Your copy of the material must match it exactly, except that pictures are dropped.

• _Source excerpt_:
+===+
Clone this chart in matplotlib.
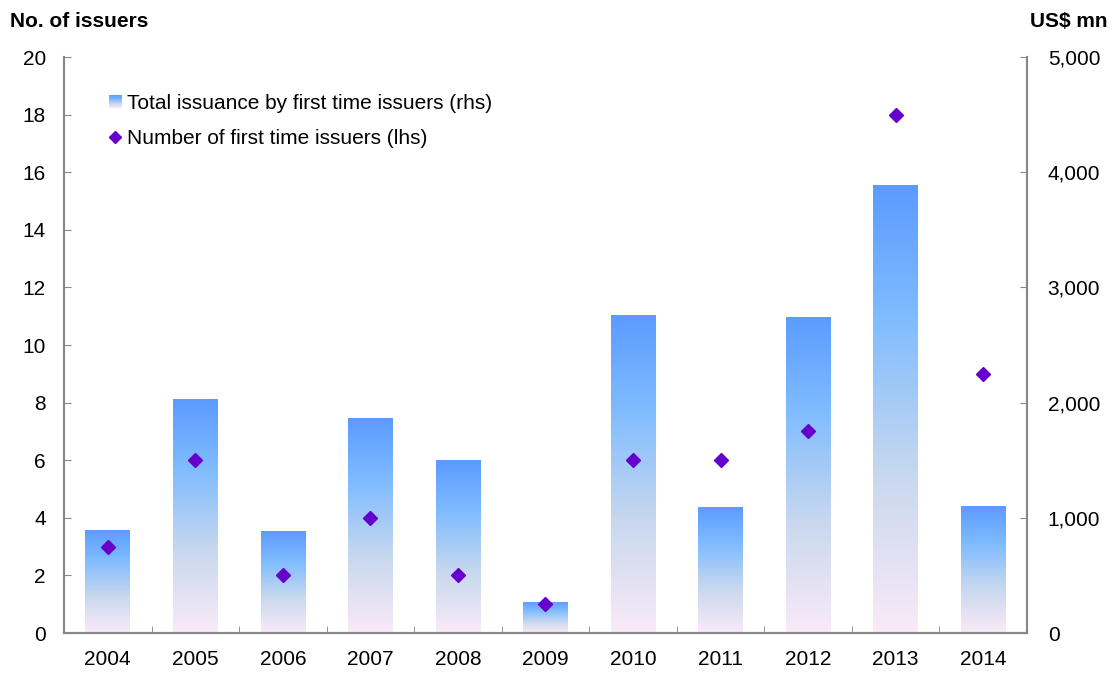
import numpy as np
import matplotlib
matplotlib.use("Agg")
from matplotlib import pyplot as plt
from matplotlib.colors import LinearSegmentedColormap
from matplotlib.legend_handler import HandlerBase
from matplotlib.patches import Rectangle
from matplotlib.ticker import FuncFormatter, MultipleLocator

plt.rcParams['font.family'] = ['Liberation Sans', 'DejaVu Sans']

# Data
years = ['2004', '2005', '2006', '2007', '2008', '2009', '2010', '2011', '2012', '2013', '2014']
issuance_usd_mn = [895, 2030, 885, 1865, 1500, 270, 2760, 1095, 2745, 3890, 1100]
num_issuers = [3, 6, 2, 4, 2, 1, 6, 6, 7, 18, 9]

# Gradient used for the bars: pale pink at bottom to blue at top
bar_cmap = LinearSegmentedColormap.from_list(
    'bar_grad', [(0.0, '#FAEAF8'), (0.35, '#C8D8EE'), (0.7, '#80BCFF'), (1.0, '#5B9BFF')])
diamond_color = '#6600CC'
spine_color = '#888888'
fs = 15


class GradientHandler(HandlerBase):
    # Draws a small gradient square in the legend
    def create_artists(self, legend, orig_handle, xdescent, ydescent, width, height, fontsize, trans):
        side = height * 0.9
        x0 = xdescent + width - side
        y0 = -ydescent + (height - side) / 2
        n = 12
        artists = []
        for i in range(n):
            r = Rectangle((x0, y0 + side * i / n), side, side / n + 0.2,
                          facecolor=bar_cmap((i + 0.5) / n), edgecolor='none', transform=trans)
            artists.append(r)
        return artists


fig = plt.figure(figsize=(11.15, 6.73), dpi=100)
ax = fig.add_axes([0.0574, 0.0594, 0.8636, 0.8559])
ax2 = ax.twinx()

x = np.arange(len(years))

# Bars on the right axis, filled with a vertical gradient each
bars = ax2.bar(x, issuance_usd_mn, width=0.51, color='none', edgecolor='none', zorder=1)
grad = np.linspace(0, 1, 256).reshape(-1, 1)
for rect in bars:
    bx, by = rect.get_x(), rect.get_y()
    bw, bh = rect.get_width(), rect.get_height()
    im = ax2.imshow(grad, cmap=bar_cmap, origin='lower', aspect='auto',
                    extent=[bx, bx + bw, by, by + bh], zorder=1, interpolation='bicubic')
    im.set_clip_path(rect)

ax2.set_ylim(0, 5000)
ax2.set_xlim(-0.5, len(years) - 0.5)
ax2.yaxis.set_major_locator(MultipleLocator(1000))
ax2.yaxis.set_major_formatter(FuncFormatter(lambda v, p: f'{int(v):,}'))

# Diamonds on the left axis; put the left axis on top of the bars
ax.set_zorder(ax2.get_zorder() + 1)
ax.patch.set_visible(False)
ax.plot(x, num_issuers, linestyle='none', marker='D', markersize=7.5,
        color=diamond_color, zorder=3)
ax.set_ylim(0, 20)
ax.set_xlim(-0.5, len(years) - 0.5)
ax.yaxis.set_major_locator(MultipleLocator(2))

ax.set_xticks(x)
ax.set_xticklabels(years)
ax.set_xticks(np.arange(len(years) - 1) + 0.5, minor=True)

for a in (ax, ax2):
    a.spines['top'].set_visible(False)
    for s in ('left', 'right', 'bottom'):
        a.spines[s].set_color(spine_color)
        a.spines[s].set_linewidth(1.5)
    a.tick_params(axis='y', direction='in', length=5, color=spine_color, labelsize=fs)
ax.tick_params(axis='x', which='major', length=0, labelsize=fs, pad=12)
ax.tick_params(axis='x', which='minor', direction='in', length=5, color=spine_color)
ax.tick_params(axis='y', pad=13)
ax2.tick_params(axis='y', pad=15)

fig.text(0.009, 0.968, 'No. of issuers', fontsize=fs, fontweight='bold', ha='left', va='center')
fig.text(0.993, 0.968, 'US$ mn', fontsize=fs, fontweight='bold', ha='right', va='center')

# Legend
bar_handle = Rectangle((0, 0), 1, 1)
dia_handle, = ax.plot([], [], linestyle='none', marker='D', markersize=6.5, color=diamond_color)
ax.legend([bar_handle, dia_handle],
          ['Total issuance by first time issuers (rhs)', 'Number of first time issuers (lhs)'],
          handler_map={Rectangle: GradientHandler()},
          loc='upper left', bbox_to_anchor=(0.025, 0.968), frameon=False, fontsize=fs,
          handlelength=0.75, handletextpad=0.2, labelspacing=0.78)

fig.savefig('out.png', dpi=100)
+===+
• _Full output_:
Clone this chart in matplotlib.
import numpy as np
import matplotlib
matplotlib.use("Agg")
from matplotlib import pyplot as plt
from matplotlib.colors import LinearSegmentedColormap
from matplotlib.legend_handler import HandlerBase
from matplotlib.patches import Rectangle
from matplotlib.ticker import FuncFormatter, MultipleLocator

plt.rcParams['font.family'] = ['Liberation Sans', 'DejaVu Sans']

# Data
years = ['2004', '2005', '2006', '2007', '2008', '2009', '2010', '2011', '2012', '2013', '2014']
issuance_usd_mn = [895, 2030, 885, 1865, 1500, 270, 2760, 1095, 2745, 3890, 1100]
num_issuers = [3, 6, 2, 4, 2, 1, 6, 6, 7, 18, 9]

# Gradient used for the bars: pale pink at bottom to blue at top
bar_cmap = LinearSegmentedColormap.from_list(
    'bar_grad', [(0.0, '#FAEAF8'), (0.35, '#C8D8EE'), (0.7, '#80BCFF'), (1.0, '#5B9BFF')])
diamond_color = '#6600CC'
spine_color = '#888888'
fs = 15


class GradientHandler(HandlerBase):
    # Draws a small gradient square in the legend
    def create_artists(self, legend, orig_handle, xdescent, ydescent, width, height, fontsize, trans):
        side = height * 0.9
        x0 = xdescent + width - side
        y0 = -ydescent + (height - side) / 2
        n = 12
        artists = []
        for i in range(n):
            r = Rectangle((x0, y0 + side * i / n), side, side / n + 0.2,
                          facecolor=bar_cmap((i + 0.5) / n), edgecolor='none', transform=trans)
            artists.append(r)
        return artists


fig = plt.figure(figsize=(11.15, 6.73), dpi=100)
ax = fig.add_axes([0.0574, 0.0594, 0.8636, 0.8559])
ax2 = ax.twinx()

x = np.arange(len(years))

# Bars on the right axis, filled with a vertical gradient each
bars = ax2.bar(x, issuance_usd_mn, width=0.51, color='none', edgecolor='none', zorder=1)
grad = np.linspace(0, 1, 256).reshape(-1, 1)
for rect in bars:
    bx, by = rect.get_x(), rect.get_y()
    bw, bh = rect.get_width(), rect.get_height()
    im = ax2.imshow(grad, cmap=bar_cmap, origin='lower', aspect='auto',
                    extent=[bx, bx + bw, by, by + bh], zorder=1, interpolation='bicubic')
    im.set_clip_path(rect)

ax2.set_ylim(0, 5000)
ax2.set_xlim(-0.5, len(years) - 0.5)
ax2.yaxis.set_major_locator(MultipleLocator(1000))
ax2.yaxis.set_major_formatter(FuncFormatter(lambda v, p: f'{int(v):,}'))

# Diamonds on the left axis; put the left axis on top of the bars
ax.set_zorder(ax2.get_zorder() + 1)
ax.patch.set_visible(False)
ax.plot(x, num_issuers, linestyle='none', marker='D', markersize=7.5,
        color=diamond_color, zorder=3)
ax.set_ylim(0, 20)
ax.set_xlim(-0.5, len(years) - 0.5)
ax.yaxis.set_major_locator(MultipleLocator(2))

ax.set_xticks(x)
ax.set_xticklabels(years)
ax.set_xticks(np.arange(len(years) - 1) + 0.5, minor=True)

for a in (ax, ax2):
    a.spines['top'].set_visible(False)
    for s in ('left', 'right', 'bottom'):
        a.spines[s].set_color(spine_color)
        a.spines[s].set_linewidth(1.5)
    a.tick_params(axis='y', direction='in', length=5, color=spine_color, labelsize=fs)
ax.tick_params(axis='x', which='major', length=0, labelsize=fs, pad=12)
ax.tick_params(axis='x', which='minor', direction='in', length=5, color=spine_color)
ax.tick_params(axis='y', pad=13)
ax2.tick_params(axis='y', pad=15)

fig.text(0.009, 0.968, 'No. of issuers', fontsize=fs, fontweight='bold', ha='left', va='center')
fig.text(0.993, 0.968, 'US$ mn', fontsize=fs, fontweight='bold', ha='right', va='center')

# Legend
bar_handle = Rectangle((0, 0), 1, 1)
dia_handle, = ax.plot([], [], linestyle='none', marker='D', markersize=6.5, color=diamond_color)
ax.legend([bar_handle, dia_handle],
          ['Total issuance by first time issuers (rhs)', 'Number of first time issuers (lhs)'],
          handler_map={Rectangle: GradientHandler()},
          loc='upper left', bbox_to_anchor=(0.025, 0.968), frameon=False, fontsize=fs,
          handlelength=0.75, handletextpad=0.2, labelspacing=0.78)

fig.savefig('out.png', dpi=100)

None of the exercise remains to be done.